Gar nichts. Polizeiaufgaben werden jeden Tag komplexer, sei es durch die Rechtssprechung, sei es durch technische Anforderungen oder auch durch die Erwartungshaltung der Bürger. Jeder möchte hochkompetent bedient werden. Nicht umsonst sind 60 Prozent unserer Kollegen im gehobenen Dienst, meistens mit Hochschulstudium – das ist auch dringend notwendig. Zur Bewältigung dieser Aufgaben kann ich nicht irgendeine Bürgerwehr loslassen. Es gibt natürlich Aufgaben, die ein gemeindlicher Vollzugsdienst wahrnehmen kann. Für kernpolizeiliche Aufgaben brauche ich aber Profis.

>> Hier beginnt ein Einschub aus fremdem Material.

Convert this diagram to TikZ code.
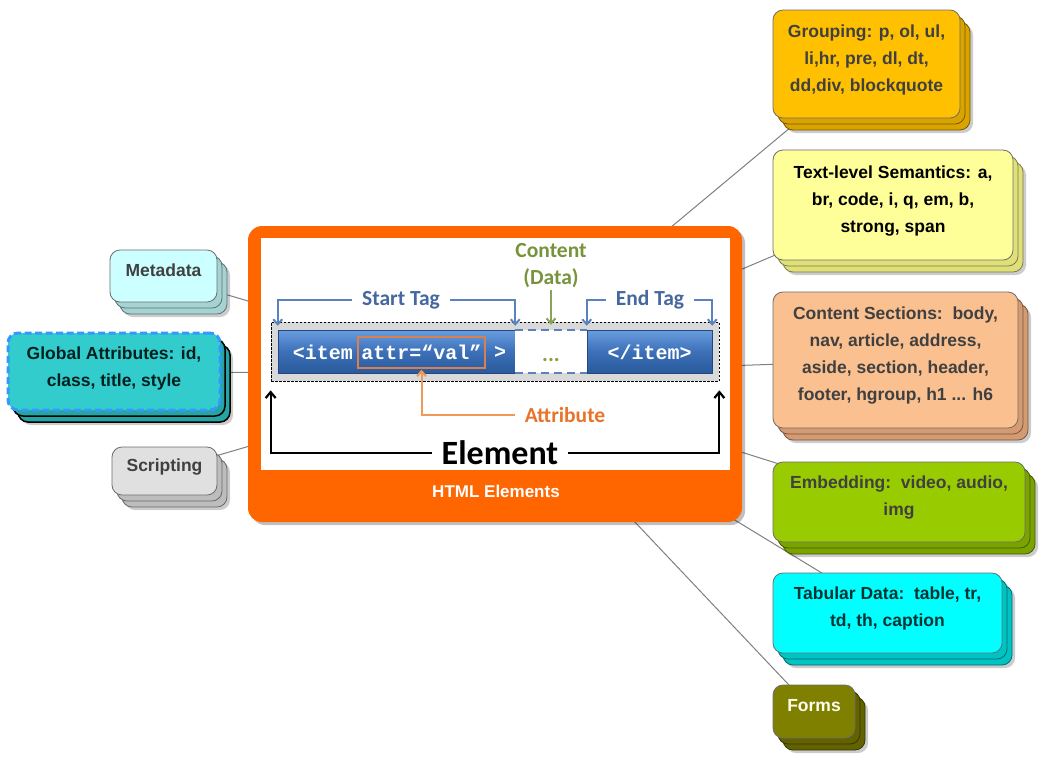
\documentclass[tikz,border=0pt]{standalone}
\usepackage{fontspec}
\setmainfont{Liberation Sans}
\newfontfamily\calib{Carlito}
\newfontfamily\monof{Liberation Mono}
\usetikzlibrary{shadows,arrows.meta,backgrounds}

\definecolor{orangemain}{HTML}{FF6600}
\definecolor{textgray}{HTML}{404040}
\definecolor{connline}{HTML}{808080}
\definecolor{tagblue}{HTML}{46689E}
\definecolor{tagline}{HTML}{5B82BD}
\definecolor{greenlbl}{HTML}{77933C}
\definecolor{attrtxt}{HTML}{E8742A}
\definecolor{attrline}{HTML}{F09A5A}
\definecolor{attrbox}{HTML}{D98050}
\definecolor{barTop}{HTML}{6A9DE0}
\definecolor{barMid}{HTML}{3C70B8}
\definecolor{barBot}{HTML}{2A5A9C}
\definecolor{grpfill}{HTML}{FFC000}
\definecolor{grpback}{HTML}{D9A300}
\definecolor{txtfill}{HTML}{FFFF99}
\definecolor{txtback}{HTML}{E0E07A}
\definecolor{secfill}{HTML}{FAC090}
\definecolor{secback}{HTML}{D49A72}
\definecolor{embfill}{HTML}{99CC00}
\definecolor{embback}{HTML}{7AA300}
\definecolor{tabfill}{HTML}{00FFFF}
\definecolor{tabback}{HTML}{00C4C4}
\definecolor{frmfill}{HTML}{808000}
\definecolor{frmback}{HTML}{626200}
\definecolor{metfill}{HTML}{CCFFFF}
\definecolor{metback}{HTML}{A6D2D2}
\definecolor{glbfill}{HTML}{33CCCC}
\definecolor{glbback}{HTML}{26A3A3}
\definecolor{glbdash}{HTML}{3399FF}
\definecolor{scrfill}{HTML}{E0E0E0}
\definecolor{scrback}{HTML}{BDBDBD}
\definecolor{dotgreen}{HTML}{8AA040}

\tikzset{
  card/.style 2 args={rectangle, rounded corners=10pt, draw=gray!85!black,
    line width=0.8pt, fill=#1, align=center, text=textgray,
    font=\fontsize{17.5}{27}\selectfont\bfseries, inner sep=2pt, text depth=12pt,
    drop shadow={shadow xshift=13pt, shadow yshift=-15pt, fill=black, opacity=0.2, draw=none},
    copy shadow={shadow xshift=10pt, shadow yshift=-12pt, fill=#2, draw=#2!55!black, solid, line width=0.8pt},
    copy shadow={shadow xshift=5pt, shadow yshift=-6pt, fill=#2, draw=#2!55!black, solid, line width=0.8pt}},
  conn/.style={draw=connline, line width=1pt},
  bar/.style={rectangle, top color=barTop, bottom color=barBot, middle color=barMid,
    draw=barBot!80!black, line width=0.5pt, inner sep=0pt, minimum height=43pt},
  monotxt/.style={text=white, font=\monof\bfseries\fontsize{20}{22}\selectfont, inner sep=0pt},
  lbl/.style={font=\calib\bfseries\fontsize{21.5}{27}\selectfont, inner xsep=10pt, inner ysep=2pt, align=center},
  bracket/.style={draw=tagline, line width=2pt, -{Straight Barb[length=5pt,width=9pt]}, shorten >=4pt},
}

\begin{document}
\begin{tikzpicture}[x=1pt,y=-1pt]
\begin{pgfonlayer}{background}
\fill[white] (0,0) rectangle (1051,764);
\end{pgfonlayer}
\path[use as bounding box] (0,0) rectangle (1051,764);

% central box
\node[fill=orangemain, rounded corners=14pt, minimum width=494pt, minimum height=296pt, inner sep=0pt,
  drop shadow={shadow xshift=3pt, shadow yshift=-3pt, fill=black, opacity=0.25}] (html) at (495,374) {};
\node[fill=white, minimum width=469pt, minimum height=232pt, inner sep=0pt] (panel) at (495.5,354) {};
\node[text=white, font=\fontsize{17}{20}\selectfont\bfseries] (htmllbl) at (496,491) {HTML Elements};

% element strip
\node[draw=black, dash pattern=on 2.5pt off 1.5pt, line width=0.7pt, fill=gray!30,
  minimum width=448pt, minimum height=59pt, inner sep=0pt] (elem) at (495,351.5) {};
\node[bar, minimum width=237pt] (stag) at (396.5,351.5) {};
\node[fill=white, minimum width=72pt, minimum height=43pt, inner sep=0pt] (content) at (551,351.5) {};
\node[bar, minimum width=125pt] (etag) at (649.5,351.5) {};
\draw[draw=tagline, line width=1.6pt, dash pattern=on 8pt off 5pt] (content.north west) -- (content.north east);
\draw[draw=tagline, line width=1.6pt, dash pattern=on 8pt off 5pt] (content.south west) -- (content.south east);

\node[monotxt] (itemtxt) at (323,352) {<item};
\node[monotxt, draw=attrbox, line width=1.5pt, minimum width=127pt, minimum height=31pt] (attr) at (421.5,352.5) {attr=“val”};
\node[monotxt] (gt) at (500,352) {>};
\node[monotxt] (etagtxt) at (649.5,352) {</item>};
\node[text=dotgreen, font=\calib\bfseries\fontsize{22}{24}\selectfont, inner sep=0pt] (dots) at (551,360) {...};

% labels
\node[lbl, text=tagblue] (starttag) at (401,300) {Start Tag};
\node[lbl, text=tagblue] (endtag) at (650,300) {End Tag};
\node[lbl, text=greenlbl] (contentlbl) at (551,265.5) {Content\\(Data)};
\node[lbl, text=attrtxt] (attrlbl) at (565,415) {Attribute};
\node[lbl, text=black, font=\calib\bfseries\fontsize{34}{36}\selectfont] (elemlbl) at (500,453) {Element};

\draw[bracket] (starttag.west) -| (stag.north west);
\draw[bracket] (starttag.east) -| (stag.north east);
\draw[bracket] (endtag.west) -| (etag.north west);
\draw[bracket] (endtag.east) -| (etag.north east);
\draw[draw=greenlbl!85, line width=2pt, -{Straight Barb[length=5pt,width=9pt]}, shorten >=5pt] (contentlbl.south) -- (content.north);
\draw[draw=attrline, line width=2pt, -{Straight Barb[length=5pt,width=9pt]}, shorten >=1pt] (attrlbl.west) -| (attr.south);
\draw[draw=black, line width=2.2pt, -{Straight Barb[length=6pt,width=10pt]}, shorten >=9pt] (elemlbl.west) -| (elem.south west);
\draw[draw=black, line width=2.2pt, -{Straight Barb[length=6pt,width=10pt]}, shorten >=9pt] (elemlbl.east) -| (elem.south east);

% right cards
\node[card={grpfill}{grpback}, minimum width=187pt, minimum height=108pt] (grouping) at (866.5,64)
  {Grouping: p, ol, ul,\\li,hr, pre, dl, dt,\\dd,div, blockquote};
\node[card={txtfill}{txtback}, text=black, minimum width=240pt, minimum height=110pt] (textlevel) at (893,205)
  {Text-level Semantics: a,\\br, code, i, q, em, b,\\strong, span};
\node[card={secfill}{secback}, minimum width=245pt, minimum height=136pt] (sections) at (895.5,360)
  {Content Sections:\ \ body,\\nav, article, address,\\aside, section, header,\\footer, hgroup, h1 ... h6};
\node[card={embfill}{embback}, minimum width=252pt, minimum height=80pt] (embedding) at (899,502)
  {Embedding:\ \ video, audio,\\img};
\node[card={tabfill}{tabback}, text=black!60!teal, minimum width=229pt, minimum height=80pt] (tabular) at (887.5,613)
  {Tabular Data:\ \ table, tr,\\td, th, caption};
\node[card={frmfill}{frmback}, text=white!94!yellow, minimum width=82pt, minimum height=53pt] (forms) at (814,711.5)
  {Forms};

% left cards
\node[card={metfill}{metback}, minimum width=107pt, minimum height=52pt] (metadata) at (163.5,276)
  {Metadata};
\node[card={glbfill}{glbback}, draw=glbdash, line width=3pt, dash pattern=on 7pt off 3.5pt,
  copy shadow={shadow xshift=10pt, shadow yshift=-12pt, fill=glbback, draw=black, solid, line width=1.5pt},
  copy shadow={shadow xshift=5pt, shadow yshift=-6pt, fill=glbback, draw=black, solid, line width=1.5pt},
  text=black!75!teal, text depth=9pt, minimum width=212pt, minimum height=77pt] (global) at (114,371.5)
  {Global Attributes: id,\\class, title, style};
\node[card={scrfill}{scrback}, minimum width=105pt, minimum height=48pt] (scripting) at (164.5,471)
  {Scripting};

\begin{pgfonlayer}{background}
\foreach \n in {grouping,textlevel,sections,embedding,tabular,forms,metadata,global,scripting}
  \draw[conn] (html.center) -- (\n.center);
\end{pgfonlayer}
\end{tikzpicture}
\end{document}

Im Gegensatz zu früher hat man den Eindruck, dass das Thema Sicherheit für den Bürger immer wichtiger wird. Sehen Sie’s auch so? Und haben Sie dafür eine Erklärung?
Es gibt ziemlich viele Faktoren, die das Sicherheitsgefühl beeinflussen. Wenn Sie den Fernseher anschalten, sehen Sie jeden Tag Berichte aus Krisengebieten mit dem Hinweis auf unsichere Zeiten oder auch Berichte über Anschläge. Das wird vom Zuschauer transformiert und so kann auch hierzulande ein Bedürfnis nach Sicherheit wachsen. Mit der objektiven Lage hat das jedoch meistens nichts zu tun.